WHAT YOU HAVE TO DO →
Would you retype, exactly and without the pictures, the lines between the line holding "Rebuild this chart" and the line holding "from matplotlib.lines import Line2D", inclusive, and nothing else?

PROVIDED INFORMATION →
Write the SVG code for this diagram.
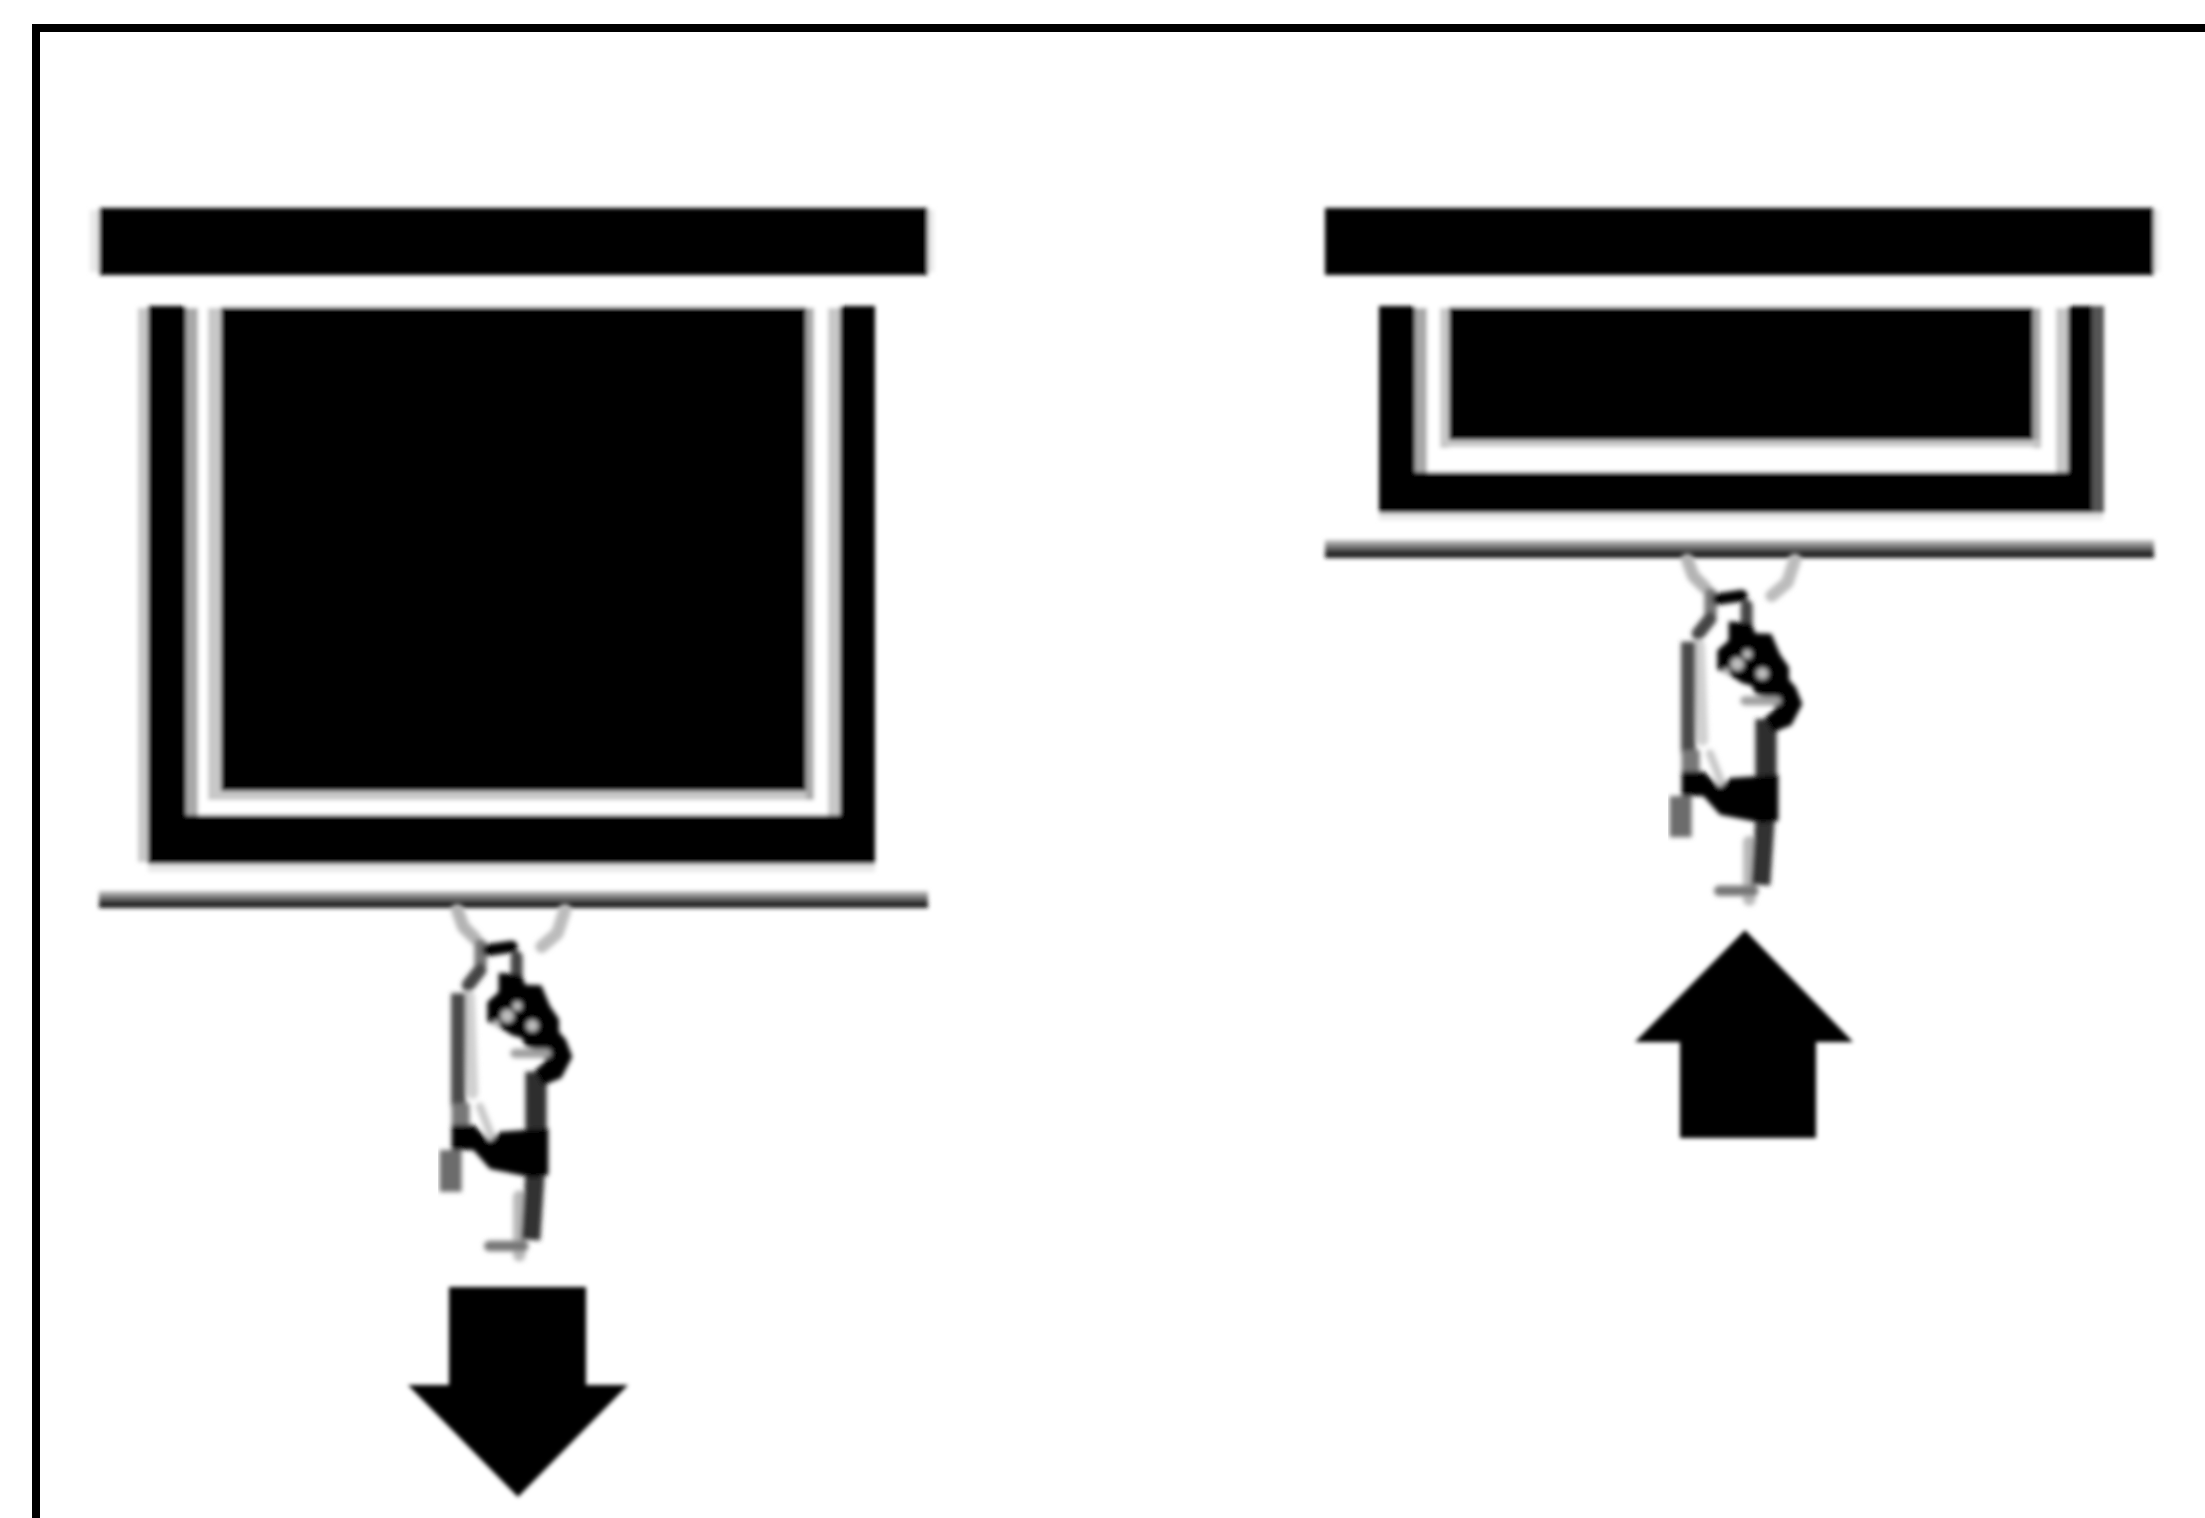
<svg xmlns="http://www.w3.org/2000/svg" width="2205" height="1518" viewBox="0 0 2205 1518">
<defs>
<filter id="soft" x="-5%" y="-5%" width="110%" height="110%"><feGaussianBlur stdDeviation="2"/></filter>
<filter id="soft2" x="-10%" y="-10%" width="120%" height="120%"><feGaussianBlur stdDeviation="2.4"/></filter>
<linearGradient id="rail" x1="0" y1="0" x2="0" y2="1">
<stop offset="0" stop-color="#c8c8c8"/><stop offset=".45" stop-color="#666"/><stop offset=".85" stop-color="#111"/><stop offset="1" stop-color="#222"/>
</linearGradient>
<g id="hand" stroke-linejoin="round" stroke-linecap="round">
<g fill="none">
<path d="M172 90L190 140L225 175" stroke="#b4b4b4" stroke-width="38"/>
<path d="M495 90L472 160L425 200" stroke="#bcbcbc" stroke-width="38"/>
<path d="M242 195V250" stroke="#777" stroke-width="38"/>
<path d="M240 270L205 315" stroke="#444" stroke-width="40"/>
<path d="M265 210L335 200" stroke="#000" stroke-width="36"/>
<path d="M350 230V290" stroke="#444" stroke-width="36"/>
<path d="M208 350L218 640" stroke="#d0d0d0" stroke-width="34"/>
<path d="M175 340V680" stroke="#484848" stroke-width="44" stroke-linecap="butt"/>
<path d="M182 670V745" stroke="#777" stroke-width="54" stroke-linecap="butt"/>
<path d="M240 680L275 770" stroke="#c8c8c8" stroke-width="24"/>
<path d="M152 810V935" stroke="#6c6c6c" stroke-width="66" stroke-linecap="butt"/>
<path d="M358 950V1125" stroke="#b8b8b8" stroke-width="38"/>
<path d="M408 575V755" stroke="#2e2e2e" stroke-width="64" stroke-linecap="butt"/>
<path d="M405 885L392 1080" stroke="#333" stroke-width="58" stroke-linecap="butt"/>
<path d="M268 1098H370" stroke="#777" stroke-width="32"/>
</g>
<path fill="#000" stroke="none" d="M155 735H222L270 785L300 755L445 745V885L400 893L270 867L220 810H155Z"/>
<path fill="#050505" stroke="none" d="M296 278L364 284L376 314L424 316L450 378L477 418L477 456L497 478L517 530L484 594L430 616L404 572L436 544L426 514L376 499L366 474L336 466L306 446L262 424L262 366L296 336Z"/>
<g fill="#bdbdbd" stroke="none">
<circle cx="322" cy="408" r="20"/>
<circle cx="352" cy="378" r="14"/>
<circle cx="397" cy="437" r="18"/>
<circle cx="290" cy="430" r="10"/>
</g>
<path fill="none" stroke="#a0a0a0" stroke-width="28" d="M345 520H440"/>
</g>
</defs>
<style>.k{fill:#000}.w{fill:#fff}.g1{fill:#a8a8a8}.g2{fill:#c8c8c8}.g3{fill:#e8e8e8}.r{fill:url(#rail)}</style>
<rect width="2205" height="1518" fill="#fff"/>
<rect x="36" y="28" width="2300" height="1600" fill="none" stroke="#000" stroke-width="8"/>
<g id="screen-down">
<g filter="url(#soft)">
<rect class="g3" x="90" y="210" width="9" height="62"/>
<rect class="k" x="99" y="208" width="829" height="67"/>
<rect class="g3" x="928" y="210" width="6" height="62"/>
<rect class="g2" x="138" y="308" width="10" height="554"/>
<rect class="k" x="148" y="306" width="727" height="558"/>
<rect class="w" x="186" y="300" width="654" height="515"/>
<rect class="g1" x="186" y="308" width="12" height="507"/>
<rect class="g2" x="208" y="308" width="13" height="492"/>
<rect class="g2" x="208" y="791" width="598" height="9"/>
<rect class="g1" x="806" y="308" width="8" height="492"/>
<rect class="g2" x="828" y="308" width="12" height="507"/>
<rect class="k" x="221" y="307" width="585" height="484"/>
<rect class="g3" x="148" y="864" width="727" height="8"/>
<rect class="r" x="99" y="891" width="829" height="17"/>
</g>
<g filter="url(#soft2)"><use href="#hand" transform="translate(400 880) scale(.3333)"/></g>
<path class="k" filter="url(#soft)" d="M449 1287H586V1385H628L518 1497L408 1385H449Z"/>
</g>
<g id="screen-up">
<g filter="url(#soft)">
<rect class="k" x="1325" y="208" width="829" height="67"/>
<rect class="g3" x="2154" y="210" width="6" height="62"/>
<rect class="k" x="1379" y="306" width="713" height="207"/>
<rect fill="#555" x="2092" y="306" width="12" height="207"/>
<rect class="g3" x="1379" y="513" width="724" height="7"/>
<rect class="w" x="1415" y="300" width="653" height="172"/>
<rect class="g1" x="1415" y="308" width="12" height="164"/>
<rect class="g2" x="1440" y="308" width="9" height="140"/>
<rect class="g1" x="2033" y="308" width="8" height="140"/>
<rect class="g2" x="2056" y="308" width="12" height="164"/>
<rect class="g2" x="1440" y="440" width="600" height="7"/>
<rect class="k" x="1449" y="307" width="584" height="133"/>
<rect class="r" x="1325" y="540" width="829" height="18"/>
</g>
<g filter="url(#soft2)"><use href="#hand" transform="translate(1630 530) scale(.3333 .3285)"/></g>
<path class="k" filter="url(#soft)" d="M1745 930L1853 1042H1816V1138H1680V1042H1635Z"/>
</g>
</svg>
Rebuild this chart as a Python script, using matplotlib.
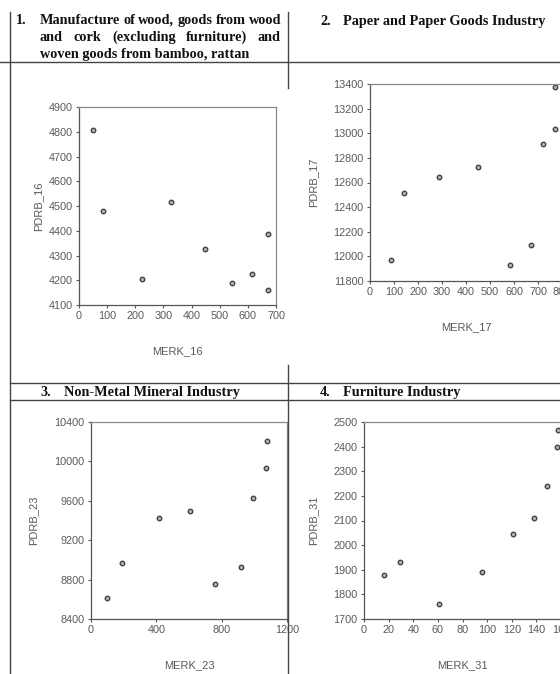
import matplotlib
matplotlib.use("Agg")
import matplotlib.pyplot as plt
from matplotlib.lines import Line2D

# datos
merk_16 = [51, 84, 224, 327, 447, 542, 616, 672, 672]
pdrb_16 = [4806, 4480, 4204, 4515, 4325, 4190, 4224, 4387, 4159]

merk_17 = [86, 142, 287, 449, 582, 669, 722, 772, 772]
pdrb_17 = [11968, 12516, 12641, 12722, 11927, 12096, 12912, 13037, 13373]

merk_23 = [98, 189, 419, 607, 761, 916, 993, 1073, 1075]
pdrb_23 = [8617, 8972, 9422, 9496, 8755, 8925, 9625, 9936, 10204]

merk_31 = [16, 29.6, 61, 95.5, 121, 138, 148.4, 156.6, 157.7]
pdrb_31 = [1877, 1931, 1762, 1892, 2045, 2109, 2240, 2397, 2467]

W, H = 560, 674
fig = plt.figure(figsize=(W / 100, H / 100), dpi=100)
fig.patch.set_facecolor("white")

def fx(px):
    return px / W

def fy(py):
    return 1 - py / H

gris = "#5a5a5a"
serif = "Liberation Serif"
sans = "Liberation Sans"

# lineas de la tabla
def linea(x0, y0, x1, y1):
    fig.add_artist(Line2D([fx(x0), fx(x1)], [fy(y0), fy(y1)], color="#444444",
                          lw=1.0, transform=fig.transFigure, zorder=10))

linea(10, 12, 10, 674)
linea(288, 12, 288, 88)
linea(288, 365, 288, 674)
linea(0, 62, 560, 62)
linea(10, 383, 560, 383)
linea(10, 400, 560, 400)

# titulos
tam = 10.3
def texto(x, y, s, ha="left"):
    return fig.text(fx(x), fy(y), s, ha=ha, va="center", family=serif,
                    weight="bold", fontsize=tam, color="#111111")

def justificar(palabras, x0, x1, y):
    objs = [texto(x0, y, p) for p in palabras]
    fig.canvas.draw()
    r = fig.canvas.get_renderer()
    anchos = [o.get_window_extent(r).width for o in objs]
    hueco = (x1 - x0 - sum(anchos)) / (len(palabras) - 1)
    x = x0
    for o, a in zip(objs, anchos):
        o.set_x(fx(x))
        x += a + hueco

texto(16, 20.5, "1.")
justificar("Manufacture of wood, goods from wood".split(), 40, 281, 20.5)
justificar("and cork (excluding furniture) and".split(), 40, 281, 37.5)
texto(40, 54.5, "woven goods from bamboo, rattan")

texto(320, 21.5, "2.")
texto(343, 21.5, "Paper and Paper Goods Industry")
texto(40, 392.5, "3.")
texto(64, 392.5, "Non-Metal Mineral Industry")
texto(320, 392.5, "4.")
texto(343, 392.5, "Furniture Industry")

# graficos de dispersion
def grafico(izq, arriba, ancho, alto, x, y, xlim, ylim, xticks, yticks,
            xlab, ylab, ylab_x):
    ax = fig.add_axes([fx(izq), fy(arriba + alto), ancho / W, alto / H])
    ax.plot(x, y, "o", ms=3.3, mfc="#b0b0b0", mec="#3a3a3a", mew=0.9)
    ax.set_xlim(xlim)
    ax.set_ylim(ylim)
    ax.set_xticks(xticks)
    ax.set_yticks(yticks)
    ax.tick_params(direction="out", length=2.5, width=0.8, colors=gris,
                   labelsize=7.8, pad=2)
    for lab in ax.get_xticklabels() + ax.get_yticklabels():
        lab.set_family(sans)
    for lado in ["left", "bottom"]:
        ax.spines[lado].set_color("#555555")
        ax.spines[lado].set_linewidth(0.9)
    for lado in ["top", "right"]:
        ax.spines[lado].set_color("#8a8a8a")
        ax.spines[lado].set_linewidth(0.9)
    ax.set_xlabel(xlab, family=sans, fontsize=8, color=gris)
    ax.set_ylabel(ylab, family=sans, fontsize=8, color=gris)
    ax.xaxis.set_label_coords(0.5, -41 / alto)
    ax.yaxis.set_label_coords((ylab_x - izq) / ancho, 0.5)
    return ax

grafico(79, 107, 197, 198, merk_16, pdrb_16, (0, 700), (4100, 4900),
        range(0, 701, 100), range(4100, 4901, 100), "MERK_16", "PDRB_16", 43)
grafico(370, 84, 192, 197, merk_17, pdrb_17, (0, 800), (11800, 13400),
        range(0, 801, 100), range(11800, 13401, 200), "MERK_17", "PDRB_17", 318)
grafico(91, 422, 196, 197, merk_23, pdrb_23, (0, 1200), (8400, 10400),
        range(0, 1201, 400), range(8400, 10401, 400), "MERK_23", "PDRB_23", 38)
grafico(364, 422, 197, 197, merk_31, pdrb_31, (0, 160), (1700, 2500),
        range(0, 161, 20), range(1700, 2501, 100), "MERK_31", "PDRB_31", 318)

fig.savefig("out.png", dpi=100)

ANSWER TO THIS TASK →
Rebuild this chart as a Python script, using matplotlib.
import matplotlib
matplotlib.use("Agg")
import matplotlib.pyplot as plt
from matplotlib.lines import Line2D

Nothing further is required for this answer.